A statitic \(T(X)\) is sufficient for \(X\) if

\[T(x^{(1)}) = T(x^{(2)})\implies \forall \theta\in\Theta. L(\theta; x^{(1)}) = L(\theta; x^{(2)})\]

equivalently,

\[p(\theta | T(X)) = p(\theta | X)\]

Neyman Factorization Theorem

If \(T\) is a sufficient statistic of \(X\), then exists \(f, g\) s.t.

\[p(\theta | T(X)) = p(\theta | X) = h(x, T(x)) g(T(x), \theta)\]

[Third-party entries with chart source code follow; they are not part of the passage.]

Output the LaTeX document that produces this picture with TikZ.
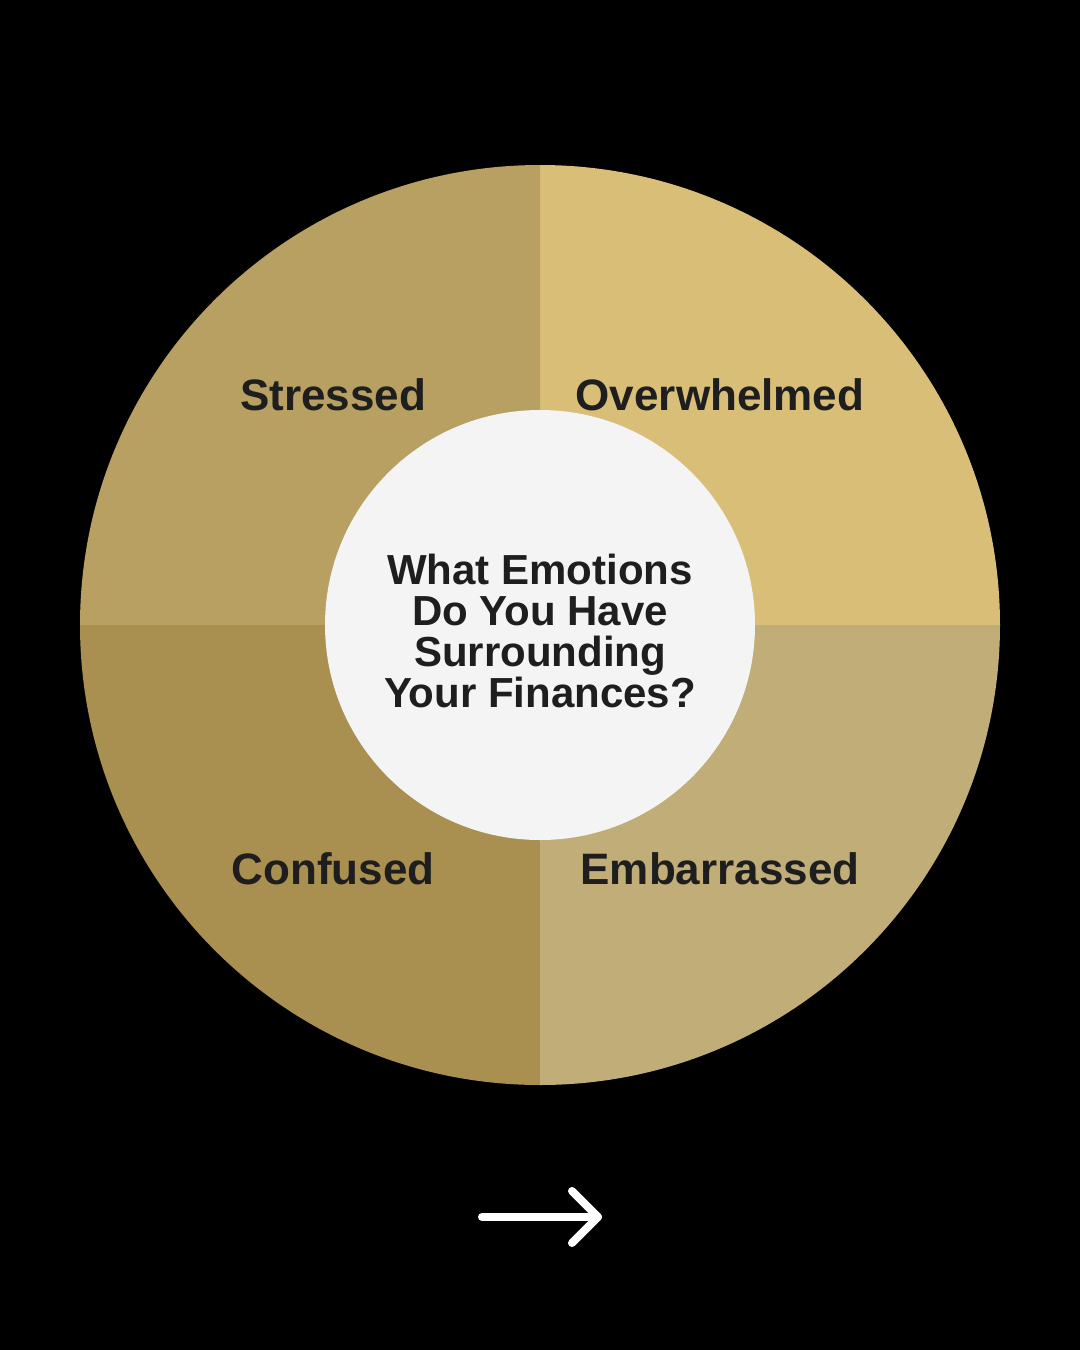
\documentclass[tikz,border=0pt]{standalone}
\usepackage{fontspec}
\setmainfont{Liberation Sans}
\definecolor{qtl}{HTML}{B8A062}
\definecolor{qtr}{HTML}{D9BE78}
\definecolor{qbl}{HTML}{A98F50}
\definecolor{qbr}{HTML}{C1AD78}
\definecolor{inner}{HTML}{F4F4F4}
\definecolor{ink}{HTML}{1E1E1E}
\begin{document}
\begin{tikzpicture}[x=1pt,y=-1pt,
  lab/.style={font=\bfseries\fontsize{44}{50}\selectfont, text=ink}]
\fill[black] (0,0) rectangle (1080,1350);
\useasboundingbox (0,0) rectangle (1080,1350);
\coordinate (c) at (540,625);
\fill[qtr] (c) -- (1000,625) arc[start angle=0,end angle=-90,radius=460] -- cycle;
\fill[qtl] (c) -- (540,165) arc[start angle=-90,end angle=-180,radius=460] -- cycle;
\fill[qbl] (c) -- (80,625) arc[start angle=180,end angle=90,radius=460] -- cycle;
\fill[qbr] (c) -- (540,1085) arc[start angle=90,end angle=0,radius=460] -- cycle;
\node[circle,fill=inner,minimum size=430pt,inner sep=0pt] (hub) at (c) {};
\node[align=center,font=\bfseries\fontsize{42}{41}\selectfont,text=ink] (q) at (540,631) {What Emotions\\Do You Have\\Surrounding\\Your Finances?};
\node[lab] (s) at (333,395) {Stressed};
\node[lab] (o) at (720,395) {Overwhelmed};
\node[lab] (cf) at (333,869) {Confused};
\node[lab] (e) at (720,869) {Embarrassed};
\coordinate (a1) at (482,1217);
\coordinate (a2) at (598,1217);
\draw[white,line width=8pt,line cap=round] (a1) -- (a2);
\draw[white,line width=8pt,line cap=round,line join=round] (572,1191) -- (a2) -- (572,1243);
\end{tikzpicture}
\end{document}
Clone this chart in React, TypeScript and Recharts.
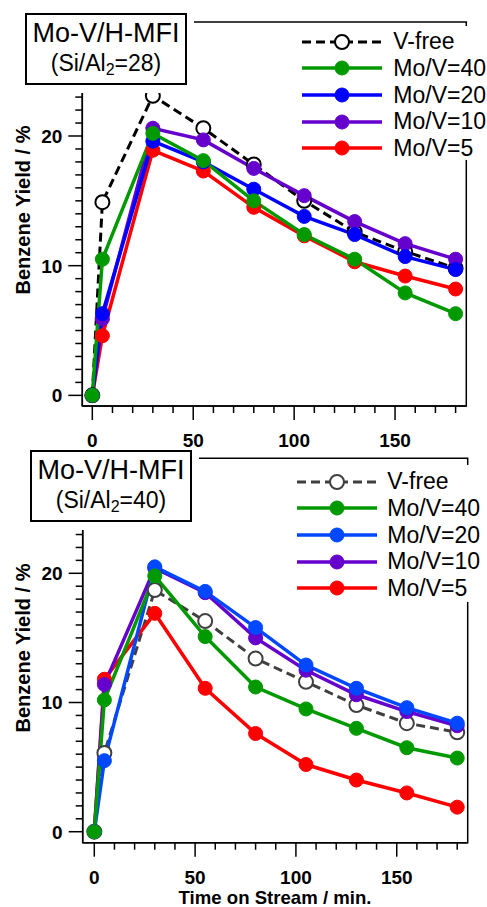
import React from 'react';
import { LineChart, Line, XAxis, YAxis, ReferenceArea } from 'recharts';

// ---------- data ----------
const times = [0, 5, 30, 55, 80, 105, 130, 155, 180];

// Panel A: Si/Al2 = 28
const a_vfree = [0, 14.9, 23.1, 20.6, 17.8, 15.0, 12.6, 11.1, 9.8];
const a_mv40 = [0, 10.5, 20.2, 18.1, 15.0, 12.4, 10.5, 7.9, 6.3];
const a_mv20 = [0, 6.3, 19.6, 18.0, 15.9, 13.8, 12.4, 10.7, 9.7];
const a_mv10 = [0, 5.9, 20.6, 19.7, 17.5, 15.4, 13.4, 11.7, 10.5];
const a_mv5 = [0, 4.6, 18.9, 17.3, 14.5, 12.3, 10.3, 9.2, 8.2];

// Panel B: Si/Al2 = 40
const b_vfree = [0, 6.1, 18.7, 16.3, 13.4, 11.6, 9.8, 8.4, 7.7];
const b_mv40 = [0, 10.2, 19.8, 15.1, 11.2, 9.5, 8.0, 6.5, 5.7];
const b_mv20 = [0, 5.5, 20.5, 18.6, 15.8, 12.9, 11.1, 9.6, 8.4];
const b_mv10 = [0, 11.4, 20.4, 18.5, 15.0, 12.5, 10.6, 9.3, 8.2];
const b_mv5 = [0, 11.8, 16.9, 11.1, 7.6, 5.2, 4.0, 3.0, 1.9];

const xTicks = [0, 10, 20, 30, 40, 50, 60, 70, 80, 90, 100, 110, 120, 130, 140, 150, 160, 170, 180];
const xMajor = [0, 50, 100, 150];
const yTicks = [0, 1, 2, 3, 4, 5, 6, 7, 8, 9, 10, 11, 12, 13, 14, 15, 16, 17, 18, 19, 20, 21, 22, 23];
const yMajor = [0, 10, 20];

const seriesNames = ['V-free', 'Mo/V=40', 'Mo/V=20', 'Mo/V=10', 'Mo/V=5'];
const seriesKeys = ['vfree', 'mv40', 'mv20', 'mv10', 'mv5'];
const colorsA = ['#000000', '#009a00', '#0000ff', '#6600cc', '#ff0000'];
const colorsB = ['#404040', '#009a00', '#0048ff', '#6600cc', '#ff0000'];

const FONT = "'Liberation Sans', Arial, Helvetica, sans-serif";

function buildRows(vf: number[], m40: number[], m20: number[], m10: number[], m5: number[]) {
  return times.map((t, i) => ({ t, vfree: vf[i], mv40: m40[i], mv20: m20[i], mv10: m10[i], mv5: m5[i] }));
}

const rowsA = buildRows(a_vfree, a_mv40, a_mv20, a_mv10, a_mv5);
const rowsB = buildRows(b_vfree, b_mv40, b_mv20, b_mv10, b_mv5);

const SW = 1.5;
const TS = 7;

const YTick = (props: any) => {
  const { x, y, payload } = props;
  const v = payload.value;
  const major = yMajor.includes(v);
  const ax = x + TS;
  return (
    <g>
      <line x1={ax} x2={major ? ax - 2 * TS : ax - TS} y1={y} y2={y} stroke="#000" strokeWidth={SW} />
      {major && (
        <text x={ax - 20} y={y} dy="0.36em" textAnchor="end" fontFamily={FONT} fontWeight="bold" fontSize={19} fill="#000">
          {v}
        </text>
      )}
    </g>
  );
};

const XTick = (props: any) => {
  const { x, y, payload } = props;
  const v = payload.value;
  const major = xMajor.includes(v);
  const ay = y - TS;
  return (
    <g>
      <line x1={x} x2={x} y1={ay} y2={major ? ay + 2 * TS : ay + TS} stroke="#000" strokeWidth={SW} />
      {major && (
        <text x={x} y={ay + 41} textAnchor="middle" fontFamily={FONT} fontWeight="bold" fontSize={19} fill="#000">
          {v}
        </text>
      )}
    </g>
  );
};

type PanelCfg = {
  top: number;
  margin: { top: number; left: number; right: number; bottom: number };
  xDomain: [number, number];
  yDomain: [number, number];
  rows: any[];
  colors: string[];
};

function Panel({ cfg }: { cfg: PanelCfg }) {
  const order = [0, 4, 3, 2, 1];
  return (
    <div style={{ position: 'absolute', left: 0, top: cfg.top }}>
      <LineChart width={487} height={450} data={cfg.rows} margin={cfg.margin}>
        <XAxis
          xAxisId="b"
          dataKey="t"
          type="number"
          domain={cfg.xDomain}
          allowDataOverflow
          ticks={xTicks}
          interval={0}
          tick={XTick}
          tickSize={TS}
          tickMargin={0}
          stroke="#000"
          strokeWidth={SW}
          axisLine={true}
          tickLine={false}
          height={40}
        />
        <YAxis
          yAxisId="l"
          type="number"
          domain={cfg.yDomain}
          allowDataOverflow
          ticks={yTicks}
          interval={0}
          tick={YTick}
          tickSize={TS}
          tickMargin={0}
          stroke="#000"
          strokeWidth={SW}
          axisLine={true}
          tickLine={false}
          width={60}
        />
        <ReferenceArea
          xAxisId="b"
          yAxisId="l"
          x1={cfg.xDomain[0]}
          x2={cfg.xDomain[1]}
          y1={cfg.yDomain[0]}
          y2={cfg.yDomain[1]}
          fill="none"
          fillOpacity={0}
          stroke="#000"
          strokeWidth={SW}
          ifOverflow="visible"
        />
        {order.map((i) => {
          const key = seriesKeys[i];
          const c = cfg.colors[i];
          if (i === 0) {
            return (
              <Line
                key={key}
                xAxisId="b"
                yAxisId="l"
                type="linear"
                dataKey={key}
                stroke={c}
                strokeWidth={3}
                strokeDasharray="9 5"
                dot={{ r: 7, fill: '#fff', stroke: c, strokeWidth: 2, strokeDasharray: '' }}
                activeDot={false}
                isAnimationActive={false}
              />
            );
          }
          return (
            <Line
              key={key}
              xAxisId="b"
              yAxisId="l"
              type="linear"
              dataKey={key}
              stroke={c}
              strokeWidth={3.5}
              dot={{ r: 7, fill: c, stroke: c, strokeWidth: 1 }}
              activeDot={false}
              isAnimationActive={false}
            />
          );
        })}
      </LineChart>
    </div>
  );
}

function TitleBox({ left, top, ratio }: { left: number; top: number; ratio: string }) {
  const w = 162;
  const h = 72;
  return (
    <div style={{ position: 'absolute', left: left - 7, top: top, width: w + 14, height: h + 8, background: '#fff' }}>
      <div style={{ position: 'absolute', left: 7, top: 0, width: w, height: h, border: '2px solid #000', boxSizing: 'border-box' }} />
      <div style={{ position: 'absolute', left: 7, top: 7.4, width: w, textAlign: 'center', fontFamily: FONT, fontSize: 27, lineHeight: '27px', color: '#000', whiteSpace: 'nowrap' }}>
        Mo-V/H-MFI
      </div>
      <div style={{ position: 'absolute', left: 7, top: 38.5, width: w, textAlign: 'center', fontFamily: FONT, fontSize: 23, lineHeight: '23px', color: '#000', whiteSpace: 'nowrap' }}>
        (Si/Al<span style={{ fontSize: 16, position: 'relative', top: 4 }}>2</span>={ratio})
      </div>
    </div>
  );
}

function LegendBox({ lineX1, lineX2, markX, textX, y0, bgTop, bgBottom, colors }: any) {
  const step = 26.65;
  return (
    <div style={{ position: 'absolute', left: 0, top: 0 }}>
      <div style={{ position: 'absolute', left: 290, top: bgTop, width: 197, height: bgBottom - bgTop, background: '#fff' }} />
      {seriesNames.map((name, i) => {
        const cy = y0 + i * step;
        const c = colors[i];
        const dashed = i === 0;
        return (
          <React.Fragment key={name}>
            <svg style={{ position: 'absolute', left: lineX1 - 2, top: cy - 10 }} width={lineX2 - lineX1 + 4} height={20}>
              <line
                x1={2}
                x2={lineX2 - lineX1 + 2}
                y1={10}
                y2={10}
                stroke={c}
                strokeWidth={dashed ? 3 : 3.5}
                strokeDasharray={dashed ? '9 5' : undefined}
              />
              <circle cx={markX - lineX1 + 2} cy={10} r={7} fill={dashed ? '#fff' : c} stroke={c} strokeWidth={dashed ? 2 : 1} />
            </svg>
            <div style={{ position: 'absolute', left: textX, top: cy - 11.3, fontFamily: FONT, fontSize: 23, lineHeight: '23px', color: '#000', whiteSpace: 'nowrap' }}>
              {name}
            </div>
          </React.Fragment>
        );
      })}
    </div>
  );
}

function YTitle({ cx, cy }: { cx: number; cy: number }) {
  return (
    <div
      style={{
        position: 'absolute',
        left: cx - 110,
        top: cy - 10,
        width: 220,
        height: 20,
        textAlign: 'center',
        fontFamily: FONT,
        fontWeight: 'bold',
        fontSize: 20,
        lineHeight: '20px',
        transform: 'rotate(-90deg)',
        transformOrigin: '110px 10px',
        whiteSpace: 'nowrap',
        color: '#000',
      }}
    >
      Benzene Yield / %
    </div>
  );
}

const panelA: PanelCfg = {
  top: 0,
  margin: { top: 22, left: 22.3, right: 20.7, bottom: 4 },
  xDomain: [-4.96, 185.3],
  yDomain: [-0.82, 28.79],
  rows: rowsA,
  colors: colorsA,
};

const panelB: PanelCfg = {
  top: 437,
  margin: { top: 21.3, left: 22.7, right: 19.3, bottom: 4.3 },
  xDomain: [-5.75, 185.2],
  yDomain: [-0.85, 28.9],
  rows: rowsB,
  colors: colorsB,
};

export default function App() {
  return (
    <div style={{ position: 'absolute', left: 0, top: 0, width: 487, height: 907, overflow: 'hidden', background: '#fff' }}>
      <Panel cfg={panelA} />
      <Panel cfg={panelB} />
      <TitleBox left={25} top={13} ratio="28" />
      <TitleBox left={30} top={450} ratio="40" />
      <LegendBox lineX1={301.7} lineX2={381.7} markX={341.7} textX={393.3} y0={41.7} bgTop={26} bgBottom={160} colors={colorsA} />
      <LegendBox lineX1={296.7} lineX2={376.7} markX={336.7} textX={387.3} y0={481.7} bgTop={465} bgBottom={601.7} colors={colorsB} />
      <YTitle cx={23} cy={210} />
      <YTitle cx={23} cy={648} />
      <div style={{ position: 'absolute', left: 175, top: 888.5, width: 200, textAlign: 'center', fontFamily: FONT, fontWeight: 'bold', fontSize: 18.6, lineHeight: '18.6px', whiteSpace: 'nowrap', color: '#000' }}>
        Time on Stream / min.
      </div>
    </div>
  );
}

which means we can decompose the conditional probability into a function of only \(x\) and \(T\), and a function of only \(T\) and \(\theta\).

For example, the normal distribution is given by

\[p(x|\mu, \sigma) = \frac{1}{\sqrt{2\pi}\sigma}\exp(-\frac{1}{2\sigma^2}(x-\mu)^2)\]

Then, let \(T(x) = [x, x^2]^T\), we have that

\[\begin{align*} p(x|\mu, \sigma) &= \frac{1}{\sqrt{2\pi}\sigma}\exp(-\frac{1}{2\sigma^2}(x-\mu)^2)\\ &= \frac{1}{\sqrt{2\pi}\sigma}\exp([\frac{u}{\sigma^2}, \frac{-1}{2\sigma^2}] \cdot [x, x^2])\\ \end{align*}\]

where \(h(x, T(x)) = \frac{1}{\sqrt{2\pi}\sigma}, g(T(x), \theta) = \exp([\frac{u}{\sigma^2}, \frac{-1}{2\sigma^2}] \cdot T(x))\)